There’s an interesting parallel between video game music criticism and pop music criticism, Deken tells me. “When rock and roll became a thing, people didn’t know how to talk about it,” he says. Adults expected it to disappear once kids got bored, but it didn’t. Instead, the kids started writing about it. Deken points towards Lester Bangs, who came along with some “really intelligent and incendiary” perspectives that changed the way we thought about music writing. Pop music in the ‘90s went through the same thing, and so on. “Now you can find smart, thoughtful writing about pop music, how we relate to it, and how it relates to our culture, writ large.”

As an adolescent industry, games face an uphill struggle to be recognized as a legitimate medium when it comes to mainstream attention. Industry-changing journalism uncovering culturally-embedded issues like sexism and worker’s rights, as well as books like Durham’s, are helping to shift the tide — but games have unique challenges that don’t have easy solutions.
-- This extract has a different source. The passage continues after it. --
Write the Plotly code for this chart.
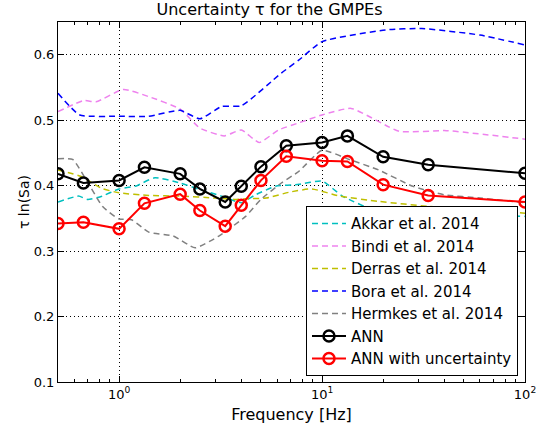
import plotly.graph_objects as go

# ANN frequencies and values
ann_freq = [0.5, 0.667, 1.0, 1.333, 2.0, 2.5, 3.333, 4.0, 5.0, 6.667, 10, 13.333, 20, 33.333, 100]
ann_tau = [0.418, 0.404, 0.408, 0.428, 0.418, 0.395, 0.375, 0.399, 0.429, 0.461, 0.466, 0.476, 0.444, 0.432, 0.419]
ann_unc_tau = [0.342, 0.344, 0.334, 0.373, 0.387, 0.362, 0.338, 0.370, 0.408, 0.445, 0.438, 0.437, 0.4015, 0.385, 0.375]

# GMPEs
akkar_freq = [0.5, 0.63, 0.7, 0.81, 1.0, 1.2, 1.5, 2.0, 2.5, 3.2, 4.0, 4.7, 5.9, 7.7, 10, 12.6, 18.4, 25, 32, 60, 100]
akkar_tau = [0.375, 0.384, 0.379, 0.383, 0.395, 0.399, 0.412, 0.404, 0.394, 0.384, 0.374, 0.386, 0.399, 0.402, 0.407, 0.384, 0.361, 0.349, 0.358, 0.356, 0.353]

bindi_freq = [0.5, 0.67, 0.77, 1.05, 1.4, 2.0, 2.5, 3.3, 4.0, 4.9, 6.1, 7.7, 10, 13.9, 24, 41, 100]
bindi_tau = [0.513, 0.530, 0.528, 0.547, 0.536, 0.517, 0.488, 0.476, 0.485, 0.466, 0.485, 0.496, 0.508, 0.518, 0.483, 0.484, 0.471]

derras_freq = [0.5, 0.65, 0.82, 1.0, 1.4, 2.0, 3.0, 3.7, 4.2, 5.3, 6.9, 8.9, 12.2, 19, 34, 60, 100]
derras_tau = [0.424, 0.414, 0.396, 0.389, 0.385, 0.384, 0.381, 0.379, 0.380, 0.381, 0.390, 0.395, 0.384, 0.376, 0.368, 0.363, 0.358]

bora_freq = [0.5, 0.64, 1.0, 1.4, 2.0, 2.5, 3.2, 4.0, 6.3, 7.7, 10, 20.7, 31, 60, 100]
bora_tau = [0.541, 0.508, 0.506, 0.506, 0.515, 0.502, 0.521, 0.522, 0.572, 0.592, 0.62, 0.638, 0.640, 0.630, 0.615]

hermkes_freq = [0.5, 0.59, 0.70, 0.83, 1.0, 1.15, 1.4, 1.85, 2.37, 3.1, 4.2, 5.0, 6.3, 7.7, 10, 13.6, 19, 28, 40, 60, 100]
hermkes_tau = [0.441, 0.440, 0.405, 0.368, 0.349, 0.348, 0.329, 0.323, 0.305, 0.323, 0.353, 0.379, 0.404, 0.422, 0.454, 0.440, 0.424, 0.399, 0.386, 0.381, 0.374]

y_ticks = [0.1, 0.2, 0.3, 0.4, 0.5, 0.6]
y_ticktext = ["0.1", "0.2", "0.3", "0.4", "0.5", "0.6"]
x_tickvals = [1, 10, 100]
x_ticktext = ["10<sup>0</sup>", "10<sup>1</sup>", "10<sup>2</sup>"]
minor_vals = [0.5, 0.6, 0.7, 0.8, 0.9, 2, 3, 4, 5, 6, 7, 8, 9, 20, 30, 40, 50, 60, 70, 80, 90]

FONT = "DejaVu Sans"
fig = go.Figure()

gmpes = [
    ("Akkar et al. 2014", akkar_freq, akkar_tau, "#00BFBF"),
    ("Bindi et al. 2014", bindi_freq, bindi_tau, "#EE82EE"),
    ("Derras et al. 2014", derras_freq, derras_tau, "#BFBF00"),
    ("Bora et al. 2014", bora_freq, bora_tau, "#0000FF"),
    ("Hermkes et al. 2014", hermkes_freq, hermkes_tau, "#808080"),
]
for name, f, t, c in gmpes:
    fig.add_trace(go.Scatter(x=f, y=t, mode="lines", name=name,
                             line=dict(color=c, width=1.5, dash="6px,4px", shape="spline", smoothing=0.5)))

fig.add_trace(go.Scatter(x=ann_freq, y=ann_tau, mode="lines+markers", name="ANN",
                         line=dict(color="black", width=2),
                         marker=dict(symbol="circle-open", size=11, color="black", line=dict(width=2.5))))
fig.add_trace(go.Scatter(x=ann_freq, y=ann_unc_tau, mode="lines+markers", name="ANN with uncertainty",
                         line=dict(color="red", width=2),
                         marker=dict(symbol="circle-open", size=11, color="red", line=dict(width=2.5))))

fig.update_layout(
    width=539, height=435, autosize=False,
    margin=dict(l=58, r=14, t=22, b=53, autoexpand=False),
    paper_bgcolor="white", plot_bgcolor="white",
    font=dict(family=FONT, size=13, color="black"),
    title=dict(text="Uncertainty \u03c4 for the GMPEs", x=0.5, xanchor="center",
               y=0.978, yanchor="middle", font=dict(size=16, family=FONT)),
    showlegend=True,
    legend=dict(x=0.985, y=0.016, xanchor="right", yanchor="bottom",
                bordercolor="black", borderwidth=1, bgcolor="white",
                font=dict(size=15, family=FONT), tracegroupgap=0,
                itemwidth=34),
)

fig.update_xaxes(
    type="log", range=[-0.30103, 2], automargin=False,
    tickvals=x_tickvals, ticktext=x_ticktext,
    ticks="inside", ticklen=6, tickwidth=1, tickcolor="black",
    showline=True, linecolor="black", linewidth=1, mirror="allticks",
    showgrid=True, gridcolor="black", griddash="1px,3px", gridwidth=1,
    zeroline=False,
    minor=dict(tickvals=minor_vals, ticks="inside", ticklen=3, tickcolor="black", showgrid=False),
    title=dict(text="Frequency [Hz]", font=dict(size=16, family=FONT), standoff=8),
    tickfont=dict(size=13, family=FONT),
)
fig.update_yaxes(
    range=[0.1, 0.65], automargin=False, tickvals=y_ticks, ticktext=y_ticktext,
    ticks="inside", ticklen=6, tickwidth=1, tickcolor="black",
    showline=True, linecolor="black", linewidth=1, mirror="allticks",
    showgrid=True, gridcolor="black", griddash="1px,3px", gridwidth=1,
    zeroline=False,
    title=dict(text="\u03c4 ln(Sa)", font=dict(size=14, family=FONT), standoff=0),
    tickfont=dict(size=13, family=FONT),
)

fig.write_html("out.html", config={"displayModeBar": False},
               post_script="document.body.style.margin='0';")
For instance, Kohler sent a copy of his book to his college mentor, who at the time was a leader of the Japanese cultural language studies program. Kohler hoped his efforts to build the story around a tight, compelling personal narrative would offset his mentor’s lack of gaming experience and interest. 
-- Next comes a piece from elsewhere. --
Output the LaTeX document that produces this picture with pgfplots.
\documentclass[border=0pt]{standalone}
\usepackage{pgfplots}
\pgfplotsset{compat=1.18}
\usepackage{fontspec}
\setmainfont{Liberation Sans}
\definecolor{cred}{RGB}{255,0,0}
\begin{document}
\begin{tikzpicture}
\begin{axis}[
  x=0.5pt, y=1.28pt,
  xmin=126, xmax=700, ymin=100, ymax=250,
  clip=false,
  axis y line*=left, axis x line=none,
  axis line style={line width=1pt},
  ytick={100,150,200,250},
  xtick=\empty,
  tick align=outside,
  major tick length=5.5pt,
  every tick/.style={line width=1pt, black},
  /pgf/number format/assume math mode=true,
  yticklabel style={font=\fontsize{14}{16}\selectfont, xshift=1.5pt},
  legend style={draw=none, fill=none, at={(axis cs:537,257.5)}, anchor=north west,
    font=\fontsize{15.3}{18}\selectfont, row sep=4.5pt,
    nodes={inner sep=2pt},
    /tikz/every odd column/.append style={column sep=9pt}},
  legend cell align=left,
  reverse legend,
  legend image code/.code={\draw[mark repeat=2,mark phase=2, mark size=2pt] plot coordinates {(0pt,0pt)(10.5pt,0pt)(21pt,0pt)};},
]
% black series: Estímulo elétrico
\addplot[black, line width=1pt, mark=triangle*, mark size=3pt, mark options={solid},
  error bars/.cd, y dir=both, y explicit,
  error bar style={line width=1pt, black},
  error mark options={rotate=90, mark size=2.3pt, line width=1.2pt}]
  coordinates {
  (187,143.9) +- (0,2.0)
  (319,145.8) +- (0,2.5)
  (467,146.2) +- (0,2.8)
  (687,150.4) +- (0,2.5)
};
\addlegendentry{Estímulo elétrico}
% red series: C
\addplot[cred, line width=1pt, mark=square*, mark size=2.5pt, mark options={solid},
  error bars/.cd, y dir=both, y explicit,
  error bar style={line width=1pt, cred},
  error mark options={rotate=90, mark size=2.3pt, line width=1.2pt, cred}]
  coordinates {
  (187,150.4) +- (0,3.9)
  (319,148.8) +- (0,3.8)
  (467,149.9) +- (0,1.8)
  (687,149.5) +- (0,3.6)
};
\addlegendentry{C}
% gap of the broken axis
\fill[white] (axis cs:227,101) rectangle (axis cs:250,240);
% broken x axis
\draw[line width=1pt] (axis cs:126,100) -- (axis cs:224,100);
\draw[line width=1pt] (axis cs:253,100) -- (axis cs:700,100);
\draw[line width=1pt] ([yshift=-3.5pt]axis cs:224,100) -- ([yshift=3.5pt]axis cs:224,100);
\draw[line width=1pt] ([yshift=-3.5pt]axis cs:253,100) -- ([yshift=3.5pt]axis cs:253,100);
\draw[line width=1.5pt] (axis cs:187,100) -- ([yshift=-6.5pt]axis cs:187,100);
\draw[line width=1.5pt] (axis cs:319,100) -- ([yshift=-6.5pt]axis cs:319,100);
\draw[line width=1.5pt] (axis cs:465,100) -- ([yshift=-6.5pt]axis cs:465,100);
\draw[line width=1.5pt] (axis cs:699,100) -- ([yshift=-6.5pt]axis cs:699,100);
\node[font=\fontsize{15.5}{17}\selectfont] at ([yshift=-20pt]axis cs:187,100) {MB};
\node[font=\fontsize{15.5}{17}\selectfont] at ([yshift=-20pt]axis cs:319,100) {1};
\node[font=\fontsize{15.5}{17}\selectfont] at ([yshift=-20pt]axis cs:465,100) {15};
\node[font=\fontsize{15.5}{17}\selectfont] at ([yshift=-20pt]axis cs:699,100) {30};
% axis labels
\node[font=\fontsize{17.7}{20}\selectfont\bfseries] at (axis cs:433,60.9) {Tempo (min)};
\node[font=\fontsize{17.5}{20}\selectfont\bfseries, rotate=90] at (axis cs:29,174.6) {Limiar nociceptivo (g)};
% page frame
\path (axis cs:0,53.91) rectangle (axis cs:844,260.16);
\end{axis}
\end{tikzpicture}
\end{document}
“I really want you to read this because it’s not only about Final Fantasy V, but also explores the concept of American and Japanese cultural crossovers,” Kohler told his mentor. “His response was similar to my parent’s response: ‘I didn’t really understand all the video game stuff, but it’s a good book.’”

Final Fantasy V

Kohler wanted to write a book that didn’t require video game experience to enjoy. But no matter how much effort he put into bridging that gap, the readers he personally knew often fell off when they reached the parts that described the game’s mechanics. “It’s frustrating,” he shares. “You want to try to write about these things, you know? But can you write about a video game for somebody that doesn’t play?”

Part of the challenge is that writing about video games is closer to writing about sports than film or books. Like sports, video games are an active experience — the player is directly involved in the action, and without their input and energy, nothing moves forward. The mechanics for doing so are often complex. Conversely, you don’t have to explain the way a movie or a book works to someone — you can get right into talking about the story or the acting. But, if someone’s never played a game of soccer, you’re gonna have to spend some time explaining why you can’t use your hands — and if they’ve never played Fantasy V, you’re going to have to explain Ability Points.

Part of what works so well with Boss Fight Books’ Final Fantasy VI is that Deken approaches the topic from an angle he’s uniquely qualified to discuss. As a trained musician, Deken applies his intimate knowledge of music theory to provide new perspectives to Final Fantasy VI‘s story. I don’t know anything about music theory — but Deken trusts himself and the reader enough to tell his story one note at a time, with such clear language that, by the end, I was able to hear the whole song. There wasn’t anything like that in popular gaming magazines back when I was first discovering games writing. Like the young game designers creating games in the ’90s, a lot of games journalists had no template or guiding hand. The work was new and fresh, but needed time to grow.

“I think when you’re in your late teens, early 20s, you can be kind of an idiot,” says Deken. “You’re not thinking too hard about what you’re doing — you’re just kinda doing it without feeling all these expectations placed on you.”

Though the complexity of games writing is increasing, Deken doesn’t believe that’s necessarily a mark against the writers in the ’90s. Rather, it’s a sign that the vocabulary we have access to is maturing, creating more opportunities for better criticism.

Kohler points out that there was serious games writing available in the ’90s, but you had to know where to look. “Even as a young teenager, I didn’t read a lot of GamePro or Game Players,” he tells me, instead reminiscing about magazines like Bill Kunkel, Arnie Katz, and Joyce Worley’s Electronic Games. “These were old school journalists who were also active in fan communities — and not just video gaming fanzine communities, but in science fiction fan communities, as well.”

While the most popular gaming magazines were brimming with adolescent humor and “surface level” coverage of games, Electronic Games provided lengthier reviews and criticism. Similarly high-brow magazines like Next Generation might not have been as popular as Game Players and EGM, but they helped define the vocabulary we now take for granted, inspiring kids like Kohler to become games journalists and providing a historical jumping-off point for Durham and Boss Fight Books.

“Boss Fight Books is a fascinating publisher because there seems to be no limits on what they will put into print,” wrote Alana Hagues in the RPGFan review of Final Fantasy VI, a notion echoed by John Friscia at Nintendo Enthusiast. The books don’t just provide a “factoid dump,” Friscia said, but instead “illuminate games by placing them in their historical context and critically scrutinizing them on a foundational level. No two books from the publisher will feel the same, which is part of the charm.”

Games writing in the ‘90s was about the here and now, what’s next, and the potential for the future. Now, 25 years later, we still explore the diversifying future of gaming, but also have a rich history that can retroactively teach us about what may be coming next. That’s what Boss Fight Books is all about: old games and new perspectives. New ways of understanding video games, the people who make them, and the people who play them. A meeting of the past, the present, and the future.

“That’s been a lot of what’s motivated me,” Durham says. “What else? What haven’t we explored yet? What would be interesting and exciting?”